Seventh Circuit Tees Up Constitutionality of Indiana’s Robocall Law
Reversing a trial court decision, the U.S. Court of Appeals for the Seventh Circuit in December 2013 ordered the lower court to squarely address whether Indiana's ban on automated telephone calls violates the First Amendment. Subject to narrow exceptions, Indiana prohibits calls made from “automatic dialing-announcing device[s]” unless the call's recipient has consented. Patriotic Veterans, Inc.—a group that communicates with voters about policy issues of interest to veterans—sued to invalidate the law. In the view of Patriotic Veterans, the law is overbroad and violates the First Amendment as applied to political speech. The trial court ruled in Patriotic Veterans' favor on an alternative, narrower ground, holding the Indiana law preempted by the federal Telephone Consumer Protection Act (TCPA) to the extent it applies to the interstate use of autodialers.

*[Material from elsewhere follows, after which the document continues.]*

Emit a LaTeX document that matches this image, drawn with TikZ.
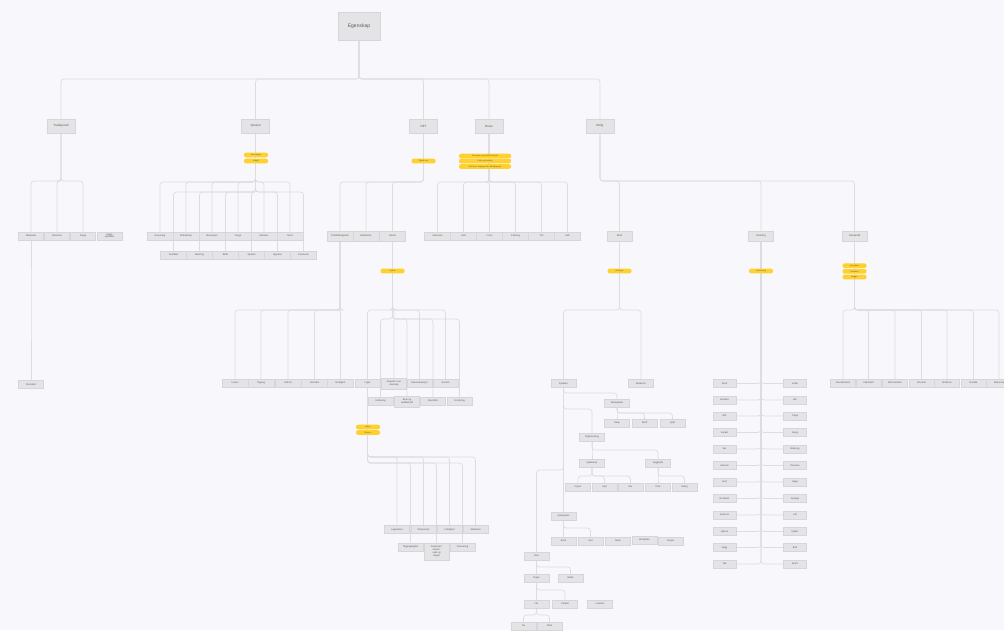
\documentclass[tikz,border=0pt]{standalone}
\usepackage{fontspec}
\setmainfont{Liberation Sans}
\usepackage{tikz}
\usetikzlibrary{positioning}

\definecolor{paper}{HTML}{F8F7FC}
\definecolor{boxfill}{HTML}{E4E4E6}
\definecolor{boxline}{HTML}{D6D6DA}
\definecolor{wirecol}{HTML}{DCDCE1}
\definecolor{tagfill}{HTML}{FFD12E}
\definecolor{ink}{HTML}{5A5A5A}

\pgfdeclarelayer{bg}
\pgfsetlayers{bg,main}

% parent -> child over a bus line at height #3
\newcommand{\drop}[3]{%
  \begin{pgfonlayer}{bg}\draw[wire] (#1.south) -- (#1.south |- 0,#3) -| (#2.north);\end{pgfonlayer}}
% spine -> side box
\newcommand{\side}[2]{%
  \begin{pgfonlayer}{bg}\draw[wire] (#1.south) |- (#2);\end{pgfonlayer}}

\begin{document}
\begin{tikzpicture}[x=1pt, y=-1pt,
  box/.style={draw=boxline, fill=boxfill, line width=0.4pt, minimum width=25,
    minimum height=8, inner sep=0.6, align=center, text=ink,
    font=\fontsize{2.4}{2.8}\selectfont},
  headbox/.style={box, minimum width=28, minimum height=14,
    font=\fontsize{3}{3.6}\selectfont},
  midbox/.style={box, minimum height=9.5, font=\fontsize{2.6}{3}\selectfont},
  rootbox/.style={box, minimum width=42, minimum height=28,
    font=\fontsize{5}{6}\selectfont},
  tag/.style={fill=tagfill, rounded corners=2, minimum width=24,
    minimum height=4.6, inner sep=0, text=ink, font=\fontsize{2}{2.4}\selectfont},
  wire/.style={draw=wirecol, line width=0.7, rounded corners=3}]

  \begin{pgfonlayer}{bg}
    \fill[paper] (0,0) rectangle (1004,630);
  \end{pgfonlayer}
  \useasboundingbox (0,0) rectangle (1004,630);

  \node[rootbox] (root) at (359,26) {Egenskap};

  \node[headbox] (trad)  at (61,126)    {Tradisjonell};
  \node[headbox] (spes)  at (255.5,126) {Spesial};
  \node[headbox] (nft)   at (423.5,126) {NFT};
  \node[headbox] (reise) at (489,126)   {Reise};
  \node[headbox] (bolig) at (600,126)   {Bolig};
  \foreach \n in {trad,spes,nft,reise,bolig} {\drop{root}{\n}{79}}

  % Tradisjonell
  \node[box] (t1) at (31,236)    {Materiale};
  \node[box] (t2) at (57,236)    {Størrelse};
  \node[box] (t3) at (83,236)    {Farge};
  \node[box] (t4) at (109.5,236) {Ingen\\spesifikk};
  \foreach \n in {t1,t2,t3} {\drop{trad}{\n}{181}}
  \node[box] (t11) at (31,384.5) {Standard};
  \drop{t1}{t11}{300}

  % Spesial
  \node[tag] (sptag1) at (256,155) {Kan velges};
  \node[tag] (sptag2) at (256,161) {Valgfri};
  \foreach \x/\n/\t in {160/s1/Gravering,186/s2/Emballasje,212/s3/Monogram,
      238/s4/Farge,264/s5/Mønster,290/s6/Tekst}
    {\node[box, minimum width=26] (\n) at (\x,236) {\t}; \drop{spes}{\n}{182}}
  \foreach \x/\n/\t in {173.5/s7/Sertifikat,199.5/s8/Merking,225.5/s9/Bilde,
      251.5/s10/Symbol,277.5/s11/Signatur,303.5/s12/Kunstverk}
    {\node[box, minimum width=26] (\n) at (\x,255) {\t}; \drop{spes}{\n}{192}}

  % NFT
  \node[tag] (nfttag) at (423.5,161) {Digital eier};
  \node[midbox, minimum width=26] (n1) at (340,236)   {Produktregister};
  \node[midbox, minimum width=26] (n2) at (366,236)   {Eierbevis};
  \node[midbox, minimum width=26] (n3) at (392.5,236) {Annet};
  \foreach \n in {n1,n2,n3} {\drop{nft}{\n}{182}}
  \foreach \x/\n/\t in {235/p1/Lisens,261/p2/Tilgang,288/p3/Unik ID,
      314.5/p4/Historikk,340.5/p5/Rettighet}
    {\node[box, minimum width=26] (\n) at (\x,383) {\t}; \drop{n1}{\n}{310}}
  \node[tag] (n3tag) at (392.5,271) {Fysisk};
  \node[box] (m1) at (367.5,383) {Lager};
  \node[box, minimum height=11] (m2) at (394,383.5) {Register over\\eierskap};
  \node[box] (m3) at (419.5,383) {Dokumentasjon};
  \node[box] (m4) at (445.5,383) {Garanti};
  \foreach \n in {m1,m2,m3,m4} {\drop{n3}{\n}{310}}
  \node[box] (m5) at (380.5,401) {Kvittering};
  \node[box, minimum height=11] (m6) at (407,401.5) {Bruk og\\vedlikehold};
  \node[box] (m7) at (433,401)   {Eierskifte};
  \node[box] (m8) at (459.5,401) {Forsikring};
  \foreach \n in {m5,m6,m7,m8} {\drop{n3}{\n}{319}}

  % Lager
  \node[tag] (lagtag1) at (368,427)   {Intern};
  \node[tag] (lagtag2) at (368,432.5) {Ekstern};
  \foreach \x/\n/\t in {397/g1/Lagerplass,423.5/g2/Temperatur,
      449.5/g3/Fuktighet,475.5/g4/Sikkerhet}
    {\node[box] (\n) at (\x,529.5) {\t}; \drop{m1}{\n}{457}}
  \node[box, anchor=north] (g5) at (410.5,542.5) {Tilgjengelighet};
  \node[box, anchor=north, minimum height=17] (g6) at (436.5,542.5)
    {Kapasitet /\\volum /\\vekt og\\høyde};
  \node[box, anchor=north] (g7) at (462.5,542.5) {Plassering};
  \foreach \n in {g5,g6,g7} {\drop{m1}{\n}{463}}

  % Reise
  \node[tag, minimum width=52] (rtag1) at (485,156)   {Transport av produkt til kunde};
  \node[tag, minimum width=52] (rtag2) at (485,161)   {Frakt og levering};
  \node[tag, minimum width=52] (rtag3) at (485,166.5) {Ved reise: bagasje eller håndbagasje};
  \foreach \x/\n/\t in {437.5/r1/Størrelse,463.5/r2/Vekt,489.5/r3/Form,
      515.5/r4/Pakning,541.5/r5/Toll,567.5/r6/Mål}
    {\node[box, minimum width=26] (\n) at (\x,236) {\t}; \drop{reise}{\n}{182}}

  % Bolig
  \node[midbox] (b1) at (619.5,236) {Rom};
  \node[midbox] (b2) at (761,236)   {Retning};
  \node[midbox] (b3) at (854.5,236) {Interiørstil};
  \foreach \n in {b1,b2,b3} {\drop{bolig}{\n}{181}}
  \node[tag] (b1tag) at (619.5,271) {Romtype};
  \node[tag] (b2tag) at (761,271)   {Orientering};
  \node[tag] (b3tag1) at (854.5,265.7) {Innendørs};
  \node[tag] (b3tag2) at (854.5,271.3) {Utendørs};
  \node[tag] (b3tag3) at (854.5,277)   {Begge};

  % Rom
  \node[box] (k1) at (563.5,383.5) {Kjøkken};
  \node[box] (k2) at (641,383.5)   {Baderom};
  \foreach \n in {k1,k2} {\drop{b1}{\n}{310}}
  \node[box] (ka) at (617,403) {Benkeplate};
  \drop{k1}{ka}{393}
  \foreach \x/\n/\t in {617/ka1/Skap,644.5/ka2/Skuff,672.5/ka3/Hylle}
    {\node[box] (\n) at (\x,423) {\t}; \drop{ka}{\n}{413}}
  \node[box] (kb) at (592,437) {Oppbevaring};
  \drop{k1}{kb}{409}
  \node[box] (kc) at (592,463) {Kjøleskap};
  \node[box] (kd) at (658,463) {Vegghylle};
  \foreach \n in {kc,kd} {\drop{kb}{\n}{450}}
  \foreach \x/\n/\t in {578/kc1/Fryser,604.5/kc2/Kjøl,630.5/kc3/Dør}
    {\node[box] (\n) at (\x,487) {\t}; \drop{kc}{\n}{476}}
  \foreach \x/\n/\t in {658/kd1/Krok,684.5/kd2/Stang}
    {\node[box] (\n) at (\x,487) {\t}; \drop{kd}{\n}{476}}
  \node[box] (ke) at (563.5,516) {Spiseplass};
  \drop{k1}{ke}{500}
  \node[box] (ke1) at (563.5,541) {Bord};
  \node[box] (ke2) at (590.5,541) {Stol};
  \foreach \n in {ke1,ke2} {\drop{ke}{\n}{528}}
  \node[box] (ke3) at (618,541)   {Benk};
  \node[box] (ke4) at (644.5,540) {Bordplate};
  \node[box] (ke5) at (670.5,541) {Lampe};
  \node[box] (kf) at (536.5,556) {Gulv};
  \drop{k1}{kf}{470}
  \node[box] (kf1) at (536.5,578) {Teppe};
  \node[box] (kf2) at (570.5,578) {Matte};
  \foreach \n in {kf1,kf2} {\drop{kf}{\n}{567}}
  \node[box] (kg1) at (536.5,604) {Flis};
  \node[box] (kg2) at (565,604)   {Parkett};
  \foreach \n in {kg1,kg2} {\drop{kf1}{\n}{590}}
  \node[box] (kg3) at (600,604) {Laminat};
  \node[box] (kh1) at (523.5,626) {Tre};
  \node[box] (kh2) at (549.5,626) {Stein};
  \foreach \n in {kh1,kh2} {\drop{kg1}{\n}{615}}

  % Retning
  \foreach \y/\l/\r [count=\i] in {383.5/Nord/Vindu,400/Nordøst/Dør,416/Øst/Trapp,
      432.5/Sørøst/Gang,449/Sør/Balkong,465.5/Sørvest/Terrasse,482/Vest/Hage,
      498.5/Nordvest/Garasje,515/Sentrum/Loft,531.5/Hjørne/Kjeller,
      547.5/Vegg/Bod,564/Tak/Entré}
    {\node[box, minimum width=23] (rl\i) at (724.5,\y) {\l};
     \node[box, minimum width=23] (rr\i) at (795,\y) {\r};
     \side{b2}{rl\i} \side{b2}{rr\i}}

  % Interiørstil
  \foreach \x/\n/\t in {843/st1/Skandinavisk,868.5/st2/Industriell,
      895/st3/Minimalistisk,921.5/st4/Klassisk,947/st5/Moderne,
      973.5/st6/Rustikk,999/st7/Bohemsk}
    {\node[box] (\n) at (\x,383) {\t}; \drop{b3}{\n}{310}}
\end{tikzpicture}
\end{document}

The Seventh Circuit reversed. Noting that “the states historically have held the power to police harassing telephone calls,” the court harnessed the strong presumption against preemption and held that Congress had not intended to preempt Indiana's robocall law. In the Seventh Circuit's view, the trial court had inverted the correct analysis; because the TCPA did not expressly preserve state laws like Indiana's against federal preemption, the trial court “assum[ed] that the law was pre-empted and thus enjoined.” But “the district court erred by presuming that laws that were not explicitly saved were preempted,” the Seventh Circuit reasoned.
Having disposed of the preliminary preemption question, the sole remaining issue is whether the Indiana law violates the U.S. Constitution. The Seventh Circuit thus remanded to the district court “for an evaluation of whether Indiana's statute violates the free speech rights protected by the First Amendment . . . .” The matter remains pending in the Southern District of Indiana.